Exercise input —
--- Begin ---

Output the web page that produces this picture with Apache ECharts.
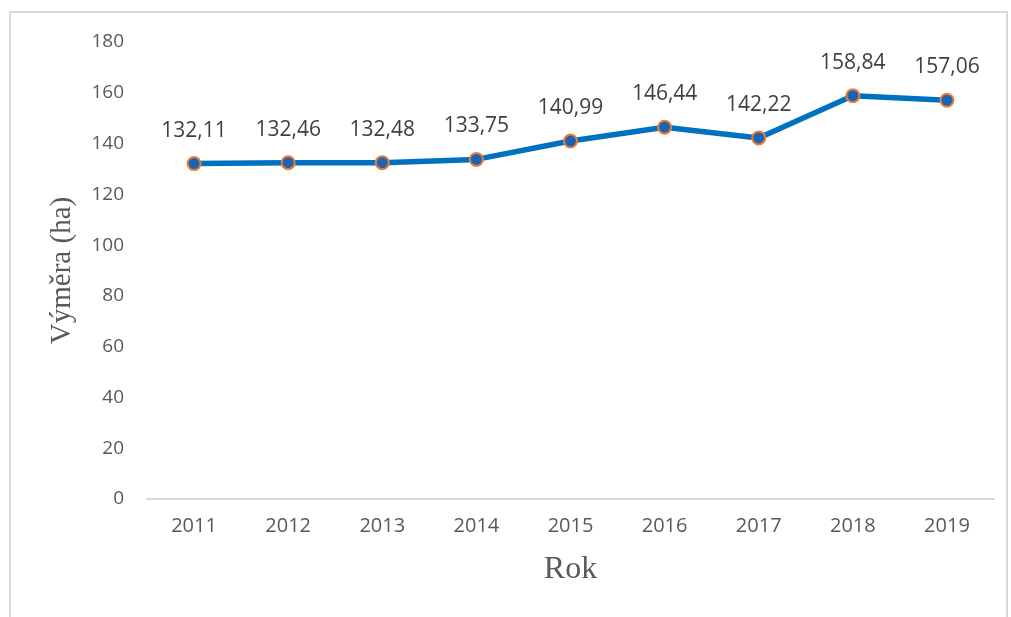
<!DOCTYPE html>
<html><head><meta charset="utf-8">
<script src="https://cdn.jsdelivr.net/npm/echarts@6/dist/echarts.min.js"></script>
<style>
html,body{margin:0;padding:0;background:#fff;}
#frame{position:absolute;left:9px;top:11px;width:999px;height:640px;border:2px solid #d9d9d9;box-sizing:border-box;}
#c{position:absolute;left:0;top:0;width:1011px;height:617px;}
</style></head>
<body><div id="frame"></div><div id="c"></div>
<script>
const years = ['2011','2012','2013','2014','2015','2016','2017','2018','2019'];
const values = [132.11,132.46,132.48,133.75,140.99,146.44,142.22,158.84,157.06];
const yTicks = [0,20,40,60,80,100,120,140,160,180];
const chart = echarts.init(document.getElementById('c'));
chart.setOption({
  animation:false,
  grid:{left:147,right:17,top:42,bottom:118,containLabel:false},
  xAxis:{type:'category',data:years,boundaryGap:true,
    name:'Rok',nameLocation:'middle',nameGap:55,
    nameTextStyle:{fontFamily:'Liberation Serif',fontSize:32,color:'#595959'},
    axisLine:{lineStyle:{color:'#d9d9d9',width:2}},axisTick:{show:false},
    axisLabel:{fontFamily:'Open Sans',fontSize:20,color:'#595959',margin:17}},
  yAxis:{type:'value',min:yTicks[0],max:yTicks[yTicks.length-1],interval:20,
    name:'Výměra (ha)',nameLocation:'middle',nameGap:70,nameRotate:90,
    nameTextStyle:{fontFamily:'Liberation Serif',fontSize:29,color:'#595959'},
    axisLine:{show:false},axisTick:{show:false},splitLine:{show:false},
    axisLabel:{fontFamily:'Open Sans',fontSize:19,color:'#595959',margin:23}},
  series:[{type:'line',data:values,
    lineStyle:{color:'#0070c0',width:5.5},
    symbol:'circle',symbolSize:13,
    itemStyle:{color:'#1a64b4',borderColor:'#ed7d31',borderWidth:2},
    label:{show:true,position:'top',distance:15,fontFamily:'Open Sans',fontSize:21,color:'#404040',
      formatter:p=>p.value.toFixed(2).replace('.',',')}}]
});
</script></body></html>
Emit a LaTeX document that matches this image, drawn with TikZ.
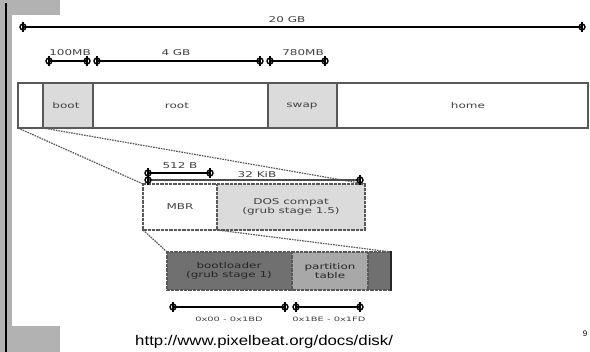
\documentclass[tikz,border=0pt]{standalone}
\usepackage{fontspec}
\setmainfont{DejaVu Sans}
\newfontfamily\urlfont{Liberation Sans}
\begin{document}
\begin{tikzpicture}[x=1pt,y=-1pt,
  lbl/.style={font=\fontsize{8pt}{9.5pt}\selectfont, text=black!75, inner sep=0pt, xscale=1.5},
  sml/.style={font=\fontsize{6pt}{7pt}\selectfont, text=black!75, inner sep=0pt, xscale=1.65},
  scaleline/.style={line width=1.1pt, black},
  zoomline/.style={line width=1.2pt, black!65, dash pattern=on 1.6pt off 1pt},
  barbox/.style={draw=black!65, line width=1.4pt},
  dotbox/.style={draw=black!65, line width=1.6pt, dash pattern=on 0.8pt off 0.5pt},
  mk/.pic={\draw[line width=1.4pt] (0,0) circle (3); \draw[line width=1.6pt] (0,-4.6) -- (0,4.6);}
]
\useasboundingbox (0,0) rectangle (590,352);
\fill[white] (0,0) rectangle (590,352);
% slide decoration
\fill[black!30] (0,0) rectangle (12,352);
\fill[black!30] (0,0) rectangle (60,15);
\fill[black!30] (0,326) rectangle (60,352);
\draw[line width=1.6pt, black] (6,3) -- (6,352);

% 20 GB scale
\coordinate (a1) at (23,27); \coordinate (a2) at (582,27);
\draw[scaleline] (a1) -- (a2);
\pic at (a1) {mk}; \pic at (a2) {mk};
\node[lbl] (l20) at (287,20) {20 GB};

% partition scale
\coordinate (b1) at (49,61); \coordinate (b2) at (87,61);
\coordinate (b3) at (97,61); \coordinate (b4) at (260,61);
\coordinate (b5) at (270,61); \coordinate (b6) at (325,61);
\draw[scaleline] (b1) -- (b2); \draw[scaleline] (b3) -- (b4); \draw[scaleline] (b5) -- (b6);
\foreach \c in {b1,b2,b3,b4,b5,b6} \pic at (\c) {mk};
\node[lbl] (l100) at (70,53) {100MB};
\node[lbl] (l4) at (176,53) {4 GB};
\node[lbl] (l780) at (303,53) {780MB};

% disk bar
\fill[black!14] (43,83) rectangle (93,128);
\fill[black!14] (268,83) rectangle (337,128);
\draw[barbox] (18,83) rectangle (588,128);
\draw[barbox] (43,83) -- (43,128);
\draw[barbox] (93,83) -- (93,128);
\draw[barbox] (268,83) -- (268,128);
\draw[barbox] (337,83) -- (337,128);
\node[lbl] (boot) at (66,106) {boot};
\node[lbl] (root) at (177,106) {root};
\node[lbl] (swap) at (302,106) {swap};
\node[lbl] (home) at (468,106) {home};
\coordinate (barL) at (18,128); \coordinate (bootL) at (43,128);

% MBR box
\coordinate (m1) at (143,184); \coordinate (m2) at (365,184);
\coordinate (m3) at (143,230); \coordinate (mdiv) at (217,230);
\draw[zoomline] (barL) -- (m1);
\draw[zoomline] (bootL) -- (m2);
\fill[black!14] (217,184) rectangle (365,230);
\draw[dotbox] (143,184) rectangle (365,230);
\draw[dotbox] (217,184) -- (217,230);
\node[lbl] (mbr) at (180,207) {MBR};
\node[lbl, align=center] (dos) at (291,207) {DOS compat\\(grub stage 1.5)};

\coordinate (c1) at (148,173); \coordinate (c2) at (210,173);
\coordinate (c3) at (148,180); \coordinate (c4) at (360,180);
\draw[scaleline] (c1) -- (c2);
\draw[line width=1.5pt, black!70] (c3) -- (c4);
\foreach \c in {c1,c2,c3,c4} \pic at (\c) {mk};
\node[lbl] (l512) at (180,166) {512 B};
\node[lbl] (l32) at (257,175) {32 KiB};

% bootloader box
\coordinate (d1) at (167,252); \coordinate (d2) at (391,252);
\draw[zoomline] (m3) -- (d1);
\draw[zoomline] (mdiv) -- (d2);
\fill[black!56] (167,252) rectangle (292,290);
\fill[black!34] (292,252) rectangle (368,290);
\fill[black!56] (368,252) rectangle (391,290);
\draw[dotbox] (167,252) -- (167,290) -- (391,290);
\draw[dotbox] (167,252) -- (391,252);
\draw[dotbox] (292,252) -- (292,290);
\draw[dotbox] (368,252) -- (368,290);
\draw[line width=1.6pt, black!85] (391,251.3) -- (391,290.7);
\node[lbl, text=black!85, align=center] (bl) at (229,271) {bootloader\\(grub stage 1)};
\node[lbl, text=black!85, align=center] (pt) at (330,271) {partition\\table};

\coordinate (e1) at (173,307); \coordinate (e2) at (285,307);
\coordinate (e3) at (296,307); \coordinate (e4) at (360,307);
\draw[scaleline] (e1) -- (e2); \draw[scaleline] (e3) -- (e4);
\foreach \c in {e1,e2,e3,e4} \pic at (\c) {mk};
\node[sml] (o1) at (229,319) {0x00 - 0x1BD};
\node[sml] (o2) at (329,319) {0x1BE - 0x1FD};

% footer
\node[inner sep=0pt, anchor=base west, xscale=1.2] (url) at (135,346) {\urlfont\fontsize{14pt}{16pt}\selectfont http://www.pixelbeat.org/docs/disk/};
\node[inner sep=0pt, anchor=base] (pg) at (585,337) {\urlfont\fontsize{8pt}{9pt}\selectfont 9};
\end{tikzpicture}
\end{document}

--- End ---

What is being asked —
Skip the pictures and print each record exactly as it stands.

Full response —
Output the web page that produces this picture with Apache ECharts.
<!DOCTYPE html>
<html><head><meta charset="utf-8">
<script src="https://cdn.jsdelivr.net/npm/echarts@6/dist/echarts.min.js"></script>
<style>
html,body{margin:0;padding:0;background:#fff;}
#frame{position:absolute;left:9px;top:11px;width:999px;height:640px;border:2px solid #d9d9d9;box-sizing:border-box;}
#c{position:absolute;left:0;top:0;width:1011px;height:617px;}
</style></head>
<body><div id="frame"></div><div id="c"></div>
<script>
const years = ['2011','2012','2013','2014','2015','2016','2017','2018','2019'];
const values = [132.11,132.46,132.48,133.75,140.99,146.44,142.22,158.84,157.06];
const yTicks = [0,20,40,60,80,100,120,140,160,180];
const chart = echarts.init(document.getElementById('c'));
chart.setOption({
  animation:false,
  grid:{left:147,right:17,top:42,bottom:118,containLabel:false},
  xAxis:{type:'category',data:years,boundaryGap:true,
    name:'Rok',nameLocation:'middle',nameGap:55,
    nameTextStyle:{fontFamily:'Liberation Serif',fontSize:32,color:'#595959'},
    axisLine:{lineStyle:{color:'#d9d9d9',width:2}},axisTick:{show:false},
    axisLabel:{fontFamily:'Open Sans',fontSize:20,color:'#595959',margin:17}},
  yAxis:{type:'value',min:yTicks[0],max:yTicks[yTicks.length-1],interval:20,
    name:'Výměra (ha)',nameLocation:'middle',nameGap:70,nameRotate:90,
    nameTextStyle:{fontFamily:'Liberation Serif',fontSize:29,color:'#595959'},
    axisLine:{show:false},axisTick:{show:false},splitLine:{show:false},
    axisLabel:{fontFamily:'Open Sans',fontSize:19,color:'#595959',margin:23}},
  series:[{type:'line',data:values,
    lineStyle:{color:'#0070c0',width:5.5},
    symbol:'circle',symbolSize:13,
    itemStyle:{color:'#1a64b4',borderColor:'#ed7d31',borderWidth:2},
    label:{show:true,position:'top',distance:15,fontFamily:'Open Sans',fontSize:21,color:'#404040',
      formatter:p=>p.value.toFixed(2).replace('.',',')}}]
});
</script></body></html>
Emit a LaTeX document that matches this image, drawn with TikZ.
\documentclass[tikz,border=0pt]{standalone}
\usepackage{fontspec}
\setmainfont{DejaVu Sans}
\newfontfamily\urlfont{Liberation Sans}
\begin{document}
\begin{tikzpicture}[x=1pt,y=-1pt,
  lbl/.style={font=\fontsize{8pt}{9.5pt}\selectfont, text=black!75, inner sep=0pt, xscale=1.5},
  sml/.style={font=\fontsize{6pt}{7pt}\selectfont, text=black!75, inner sep=0pt, xscale=1.65},
  scaleline/.style={line width=1.1pt, black},
  zoomline/.style={line width=1.2pt, black!65, dash pattern=on 1.6pt off 1pt},
  barbox/.style={draw=black!65, line width=1.4pt},
  dotbox/.style={draw=black!65, line width=1.6pt, dash pattern=on 0.8pt off 0.5pt},
  mk/.pic={\draw[line width=1.4pt] (0,0) circle (3); \draw[line width=1.6pt] (0,-4.6) -- (0,4.6);}
]
\useasboundingbox (0,0) rectangle (590,352);
\fill[white] (0,0) rectangle (590,352);
% slide decoration
\fill[black!30] (0,0) rectangle (12,352);
\fill[black!30] (0,0) rectangle (60,15);
\fill[black!30] (0,326) rectangle (60,352);
\draw[line width=1.6pt, black] (6,3) -- (6,352);

% 20 GB scale
\coordinate (a1) at (23,27); \coordinate (a2) at (582,27);
\draw[scaleline] (a1) -- (a2);
\pic at (a1) {mk}; \pic at (a2) {mk};
\node[lbl] (l20) at (287,20) {20 GB};

% partition scale
\coordinate (b1) at (49,61); \coordinate (b2) at (87,61);
\coordinate (b3) at (97,61); \coordinate (b4) at (260,61);
\coordinate (b5) at (270,61); \coordinate (b6) at (325,61);
\draw[scaleline] (b1) -- (b2); \draw[scaleline] (b3) -- (b4); \draw[scaleline] (b5) -- (b6);
\foreach \c in {b1,b2,b3,b4,b5,b6} \pic at (\c) {mk};
\node[lbl] (l100) at (70,53) {100MB};
\node[lbl] (l4) at (176,53) {4 GB};
\node[lbl] (l780) at (303,53) {780MB};

% disk bar
\fill[black!14] (43,83) rectangle (93,128);
\fill[black!14] (268,83) rectangle (337,128);
\draw[barbox] (18,83) rectangle (588,128);
\draw[barbox] (43,83) -- (43,128);
\draw[barbox] (93,83) -- (93,128);
\draw[barbox] (268,83) -- (268,128);
\draw[barbox] (337,83) -- (337,128);
\node[lbl] (boot) at (66,106) {boot};
\node[lbl] (root) at (177,106) {root};
\node[lbl] (swap) at (302,106) {swap};
\node[lbl] (home) at (468,106) {home};
\coordinate (barL) at (18,128); \coordinate (bootL) at (43,128);

% MBR box
\coordinate (m1) at (143,184); \coordinate (m2) at (365,184);
\coordinate (m3) at (143,230); \coordinate (mdiv) at (217,230);
\draw[zoomline] (barL) -- (m1);
\draw[zoomline] (bootL) -- (m2);
\fill[black!14] (217,184) rectangle (365,230);
\draw[dotbox] (143,184) rectangle (365,230);
\draw[dotbox] (217,184) -- (217,230);
\node[lbl] (mbr) at (180,207) {MBR};
\node[lbl, align=center] (dos) at (291,207) {DOS compat\\(grub stage 1.5)};

\coordinate (c1) at (148,173); \coordinate (c2) at (210,173);
\coordinate (c3) at (148,180); \coordinate (c4) at (360,180);
\draw[scaleline] (c1) -- (c2);
\draw[line width=1.5pt, black!70] (c3) -- (c4);
\foreach \c in {c1,c2,c3,c4} \pic at (\c) {mk};
\node[lbl] (l512) at (180,166) {512 B};
\node[lbl] (l32) at (257,175) {32 KiB};

% bootloader box
\coordinate (d1) at (167,252); \coordinate (d2) at (391,252);
\draw[zoomline] (m3) -- (d1);
\draw[zoomline] (mdiv) -- (d2);
\fill[black!56] (167,252) rectangle (292,290);
\fill[black!34] (292,252) rectangle (368,290);
\fill[black!56] (368,252) rectangle (391,290);
\draw[dotbox] (167,252) -- (167,290) -- (391,290);
\draw[dotbox] (167,252) -- (391,252);
\draw[dotbox] (292,252) -- (292,290);
\draw[dotbox] (368,252) -- (368,290);
\draw[line width=1.6pt, black!85] (391,251.3) -- (391,290.7);
\node[lbl, text=black!85, align=center] (bl) at (229,271) {bootloader\\(grub stage 1)};
\node[lbl, text=black!85, align=center] (pt) at (330,271) {partition\\table};

\coordinate (e1) at (173,307); \coordinate (e2) at (285,307);
\coordinate (e3) at (296,307); \coordinate (e4) at (360,307);
\draw[scaleline] (e1) -- (e2); \draw[scaleline] (e3) -- (e4);
\foreach \c in {e1,e2,e3,e4} \pic at (\c) {mk};
\node[sml] (o1) at (229,319) {0x00 - 0x1BD};
\node[sml] (o2) at (329,319) {0x1BE - 0x1FD};

% footer
\node[inner sep=0pt, anchor=base west, xscale=1.2] (url) at (135,346) {\urlfont\fontsize{14pt}{16pt}\selectfont http://www.pixelbeat.org/docs/disk/};
\node[inner sep=0pt, anchor=base] (pg) at (585,337) {\urlfont\fontsize{8pt}{9pt}\selectfont 9};
\end{tikzpicture}
\end{document}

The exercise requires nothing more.